‘Two-Bit Thug’

I feel kind of bad about it, but I can’t make myself watch or listen much to the Bush people running the Iraq excursion. Partly it’s anger about the unapologetic lying, disingenuous self-justification, and
relentless absolutist spin — good vs. evil, democracy vs. tyranny, clean, well-mannered Americans and chosen friends vs. the malodorous of the world — that characterizes our leaders’ approach to their mission. And partly, there’s something about these guys, from the president on down, that’s just creepy and ugly when they’re being challenged in any way.
The latest exhibit for both parts of my unease comes an unblinking, tight-jawed Harvard MBA named Dan Senor, who’s the mouthpiece for the Amercan president of Iraq, Paul Bremer. Senor’s bio, on the White House site, gives no clue what expertise in Iraqi affairs got him into the first U.S. civilian team sent to Iraq last April. But,
the guy can spout the evil-doer rhetoric with the best of them. The New York Times quotes his summing up of this Sadr fellow, the Shiite demagogue who’s managed to raise some genuinely troubling resistance to the occupiers.

“Mr. Bremer’s spokesman, Dan Senor, described Mr. Sadr at a news conference as a ‘two-bit thug’ despised by the majority of Iraqis and said he and his forces would be destroyed.”
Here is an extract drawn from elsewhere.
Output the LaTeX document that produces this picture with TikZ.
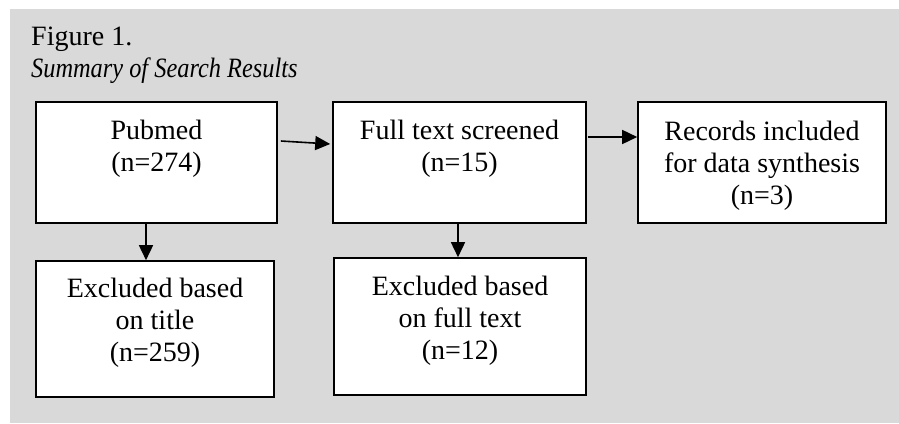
\documentclass[tikz,border=0pt]{standalone}
\usepackage{fontspec}
\setmainfont{Liberation Serif}
\newfontfamily\capfont[FakeStretch=0.87]{Liberation Serif}
\usetikzlibrary{arrows.meta,calc}
\definecolor{panelgray}{RGB}{217,217,217}
\tikzset{
  boxnode/.style={draw=black, fill=white, line width=1.6pt, inner sep=0pt, rectangle},
  textnode/.style={anchor=north, align=center, inner sep=0pt, font=\fontsize{28pt}{32pt}\selectfont},
  conn/.style={line width=1.6pt, -{Triangle[length=15pt,width=14pt]}}
}
\begin{document}
\begin{tikzpicture}[x=1pt,y=-1pt]
\useasboundingbox (0,0) rectangle (899,423);
\fill[panelgray] (10,9) rectangle (899,423);
% caption
\node[anchor=base west, inner sep=0pt, font=\fontsize{28pt}{32pt}\selectfont] (fig) at (31,45) {Figure 1.};
\node[anchor=base west, inner sep=0pt, font=\fontsize{28pt}{32pt}\selectfont\capfont\itshape] (cap) at (31,77) {Summary of Search Results};
% boxes
\node[boxnode, minimum width=241pt, minimum height=121pt] (b1) at (156.5,162.5) {};
\node[boxnode, minimum width=253pt, minimum height=121pt] (b2) at (459.5,162.5) {};
\node[boxnode, minimum width=248pt, minimum height=121pt] (b3) at (762,162.5) {};
\node[boxnode, minimum width=238pt, minimum height=136pt] (b4) at (155,329) {};
\node[boxnode, minimum width=252pt, minimum height=137pt] (b5) at (460,326.5) {};
% texts
\node[textnode] (t1) at (156.5,120) {Pubmed\\(n=274)};
\node[textnode] (t2) at (459.5,120) {Full text screened\\(n=15)};
\node[textnode] (t3) at (762,121) {Records included\\for data synthesis\\(n=3)};
\node[textnode] (t4) at (155,278) {Excluded based\\on title\\(n=259)};
\node[textnode] (t5) at (460,276) {Excluded based\\on full text\\(n=12)};
% connectors
\draw[conn] ($(b1.east)+(3,-21.5)$) -- ($(b2.west)+(-2,-18.5)$);
\draw[conn] ($(b2.east)+(1,-25.5)$) -- ($(b3.west)+(0,-25.5)$);
\draw[conn] ($(b1.south)+(-10.5,0)$) -- ($(b4.north)+(-9,0)$);
\draw[conn] ($(b2.south)+(-1.5,0)$) -- ($(b5.north)+(-2,0)$);
\end{tikzpicture}
\end{document}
Of course, the thug line is just part of the administration’s script. The president himself used it earlier this week (twice, actually — here and here;
and a quick search on the not-too-reliable whitehouse.gov site indicates Bush and his people have used “thug” or “thugs” on 81 public occasions in the last 14 months. But you know, even if you consider Sadr and his guys the scum of the Earth, doesn’t it seem a little intemperate to make statements like this in public again and again? Doesn’t it seem a little bit like emotion has gotten the better of the Iraq excursion team? I mean, what would be lost by turning it down a notch and using a less loaded but very clear word like, for instance, “enemy”?
I like the irony in Senor pointing out that Sadr is despised by the majority of his countrymen. If you go by the 2000 election results, that’s something he and George Bush have in common.